### Task prompt
Transcribe all of the material exactly, except for its pictures.

### Part of a data file
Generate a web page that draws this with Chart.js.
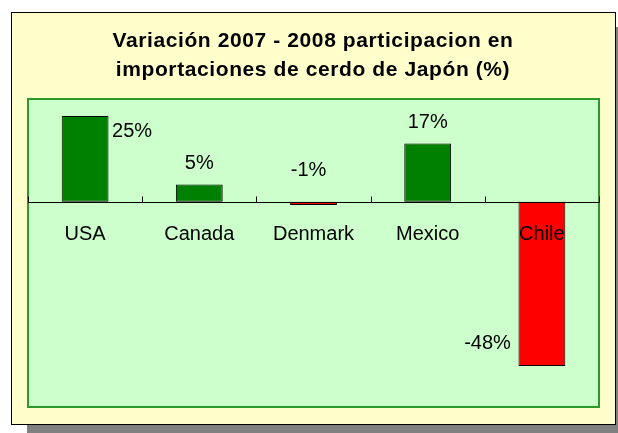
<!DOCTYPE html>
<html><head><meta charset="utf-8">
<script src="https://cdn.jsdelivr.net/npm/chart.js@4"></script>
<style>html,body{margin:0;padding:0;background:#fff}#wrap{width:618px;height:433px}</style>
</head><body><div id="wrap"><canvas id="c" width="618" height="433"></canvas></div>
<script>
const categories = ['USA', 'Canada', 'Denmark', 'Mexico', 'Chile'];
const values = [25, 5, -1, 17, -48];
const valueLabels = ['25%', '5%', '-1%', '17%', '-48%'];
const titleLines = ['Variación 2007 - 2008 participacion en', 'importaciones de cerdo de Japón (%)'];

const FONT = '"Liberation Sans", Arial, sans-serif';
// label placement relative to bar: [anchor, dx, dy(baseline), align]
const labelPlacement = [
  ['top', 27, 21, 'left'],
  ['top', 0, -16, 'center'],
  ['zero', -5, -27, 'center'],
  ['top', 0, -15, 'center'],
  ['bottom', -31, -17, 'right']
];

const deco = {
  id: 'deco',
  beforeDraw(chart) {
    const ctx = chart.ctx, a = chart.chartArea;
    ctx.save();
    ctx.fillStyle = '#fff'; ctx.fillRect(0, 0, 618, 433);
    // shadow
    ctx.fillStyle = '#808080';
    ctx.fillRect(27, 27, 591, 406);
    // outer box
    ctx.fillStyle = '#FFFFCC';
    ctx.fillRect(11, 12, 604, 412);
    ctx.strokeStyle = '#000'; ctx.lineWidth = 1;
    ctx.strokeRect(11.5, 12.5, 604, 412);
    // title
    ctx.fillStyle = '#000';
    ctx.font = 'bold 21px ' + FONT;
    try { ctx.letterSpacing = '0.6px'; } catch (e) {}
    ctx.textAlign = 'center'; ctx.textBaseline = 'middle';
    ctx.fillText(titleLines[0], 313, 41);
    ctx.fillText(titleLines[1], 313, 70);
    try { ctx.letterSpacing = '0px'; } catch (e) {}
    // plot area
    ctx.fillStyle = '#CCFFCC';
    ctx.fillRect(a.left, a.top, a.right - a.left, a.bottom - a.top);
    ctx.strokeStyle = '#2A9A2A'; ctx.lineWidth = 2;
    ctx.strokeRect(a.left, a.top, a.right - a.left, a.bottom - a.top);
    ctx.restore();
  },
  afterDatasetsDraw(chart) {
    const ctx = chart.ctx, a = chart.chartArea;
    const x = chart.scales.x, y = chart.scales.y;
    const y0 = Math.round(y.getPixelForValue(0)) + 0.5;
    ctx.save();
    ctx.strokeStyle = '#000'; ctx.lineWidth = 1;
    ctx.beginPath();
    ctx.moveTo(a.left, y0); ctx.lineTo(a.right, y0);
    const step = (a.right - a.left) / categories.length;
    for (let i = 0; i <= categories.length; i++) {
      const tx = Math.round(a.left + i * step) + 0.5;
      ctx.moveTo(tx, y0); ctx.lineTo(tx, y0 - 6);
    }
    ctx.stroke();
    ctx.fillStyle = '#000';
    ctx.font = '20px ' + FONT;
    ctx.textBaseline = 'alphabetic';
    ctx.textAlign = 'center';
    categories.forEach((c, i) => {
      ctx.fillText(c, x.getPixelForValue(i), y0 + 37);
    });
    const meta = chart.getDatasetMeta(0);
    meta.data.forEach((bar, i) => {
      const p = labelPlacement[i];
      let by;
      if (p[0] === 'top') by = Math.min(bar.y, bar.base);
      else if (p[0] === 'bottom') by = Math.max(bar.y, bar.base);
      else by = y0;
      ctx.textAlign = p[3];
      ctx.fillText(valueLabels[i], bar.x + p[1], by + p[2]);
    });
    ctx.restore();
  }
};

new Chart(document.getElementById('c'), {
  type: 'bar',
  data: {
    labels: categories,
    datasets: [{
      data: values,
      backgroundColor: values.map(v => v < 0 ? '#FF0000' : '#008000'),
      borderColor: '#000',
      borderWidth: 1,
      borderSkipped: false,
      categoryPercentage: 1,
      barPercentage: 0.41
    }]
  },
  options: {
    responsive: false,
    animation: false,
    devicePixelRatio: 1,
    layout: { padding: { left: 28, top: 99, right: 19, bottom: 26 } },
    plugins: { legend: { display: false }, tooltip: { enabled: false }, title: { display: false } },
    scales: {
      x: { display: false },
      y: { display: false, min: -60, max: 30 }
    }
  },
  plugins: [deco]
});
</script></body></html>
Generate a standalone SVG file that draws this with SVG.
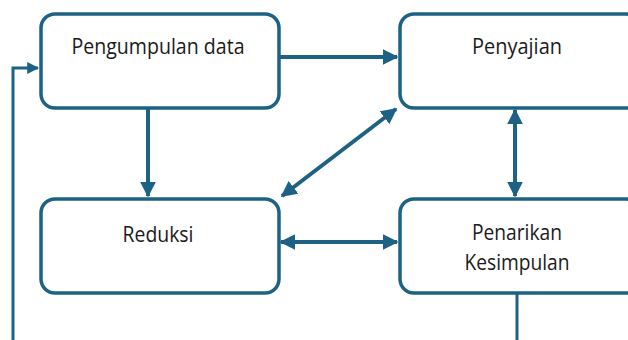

### Expected output
Generate a web page that draws this with Chart.js.
<!DOCTYPE html>
<html><head><meta charset="utf-8">
<script src="https://cdn.jsdelivr.net/npm/chart.js@4"></script>
<style>html,body{margin:0;padding:0;background:#fff}#wrap{width:618px;height:433px}</style>
</head><body><div id="wrap"><canvas id="c" width="618" height="433"></canvas></div>
<script>
const categories = ['USA', 'Canada', 'Denmark', 'Mexico', 'Chile'];
const values = [25, 5, -1, 17, -48];
const valueLabels = ['25%', '5%', '-1%', '17%', '-48%'];
const titleLines = ['Variación 2007 - 2008 participacion en', 'importaciones de cerdo de Japón (%)'];

const FONT = '"Liberation Sans", Arial, sans-serif';
// label placement relative to bar: [anchor, dx, dy(baseline), align]
const labelPlacement = [
  ['top', 27, 21, 'left'],
  ['top', 0, -16, 'center'],
  ['zero', -5, -27, 'center'],
  ['top', 0, -15, 'center'],
  ['bottom', -31, -17, 'right']
];

const deco = {
  id: 'deco',
  beforeDraw(chart) {
    const ctx = chart.ctx, a = chart.chartArea;
    ctx.save();
    ctx.fillStyle = '#fff'; ctx.fillRect(0, 0, 618, 433);
    // shadow
    ctx.fillStyle = '#808080';
    ctx.fillRect(27, 27, 591, 406);
    // outer box
    ctx.fillStyle = '#FFFFCC';
    ctx.fillRect(11, 12, 604, 412);
    ctx.strokeStyle = '#000'; ctx.lineWidth = 1;
    ctx.strokeRect(11.5, 12.5, 604, 412);
    // title
    ctx.fillStyle = '#000';
    ctx.font = 'bold 21px ' + FONT;
    try { ctx.letterSpacing = '0.6px'; } catch (e) {}
    ctx.textAlign = 'center'; ctx.textBaseline = 'middle';
    ctx.fillText(titleLines[0], 313, 41);
    ctx.fillText(titleLines[1], 313, 70);
    try { ctx.letterSpacing = '0px'; } catch (e) {}
    // plot area
    ctx.fillStyle = '#CCFFCC';
    ctx.fillRect(a.left, a.top, a.right - a.left, a.bottom - a.top);
    ctx.strokeStyle = '#2A9A2A'; ctx.lineWidth = 2;
    ctx.strokeRect(a.left, a.top, a.right - a.left, a.bottom - a.top);
    ctx.restore();
  },
  afterDatasetsDraw(chart) {
    const ctx = chart.ctx, a = chart.chartArea;
    const x = chart.scales.x, y = chart.scales.y;
    const y0 = Math.round(y.getPixelForValue(0)) + 0.5;
    ctx.save();
    ctx.strokeStyle = '#000'; ctx.lineWidth = 1;
    ctx.beginPath();
    ctx.moveTo(a.left, y0); ctx.lineTo(a.right, y0);
    const step = (a.right - a.left) / categories.length;
    for (let i = 0; i <= categories.length; i++) {
      const tx = Math.round(a.left + i * step) + 0.5;
      ctx.moveTo(tx, y0); ctx.lineTo(tx, y0 - 6);
    }
    ctx.stroke();
    ctx.fillStyle = '#000';
    ctx.font = '20px ' + FONT;
    ctx.textBaseline = 'alphabetic';
    ctx.textAlign = 'center';
    categories.forEach((c, i) => {
      ctx.fillText(c, x.getPixelForValue(i), y0 + 37);
    });
    const meta = chart.getDatasetMeta(0);
    meta.data.forEach((bar, i) => {
      const p = labelPlacement[i];
      let by;
      if (p[0] === 'top') by = Math.min(bar.y, bar.base);
      else if (p[0] === 'bottom') by = Math.max(bar.y, bar.base);
      else by = y0;
      ctx.textAlign = p[3];
      ctx.fillText(valueLabels[i], bar.x + p[1], by + p[2]);
    });
    ctx.restore();
  }
};

new Chart(document.getElementById('c'), {
  type: 'bar',
  data: {
    labels: categories,
    datasets: [{
      data: values,
      backgroundColor: values.map(v => v < 0 ? '#FF0000' : '#008000'),
      borderColor: '#000',
      borderWidth: 1,
      borderSkipped: false,
      categoryPercentage: 1,
      barPercentage: 0.41
    }]
  },
  options: {
    responsive: false,
    animation: false,
    devicePixelRatio: 1,
    layout: { padding: { left: 28, top: 99, right: 19, bottom: 26 } },
    plugins: { legend: { display: false }, tooltip: { enabled: false }, title: { display: false } },
    scales: {
      x: { display: false },
      y: { display: false, min: -60, max: 30 }
    }
  },
  plugins: [deco]
});
</script></body></html>
Generate a standalone SVG file that draws this with SVG.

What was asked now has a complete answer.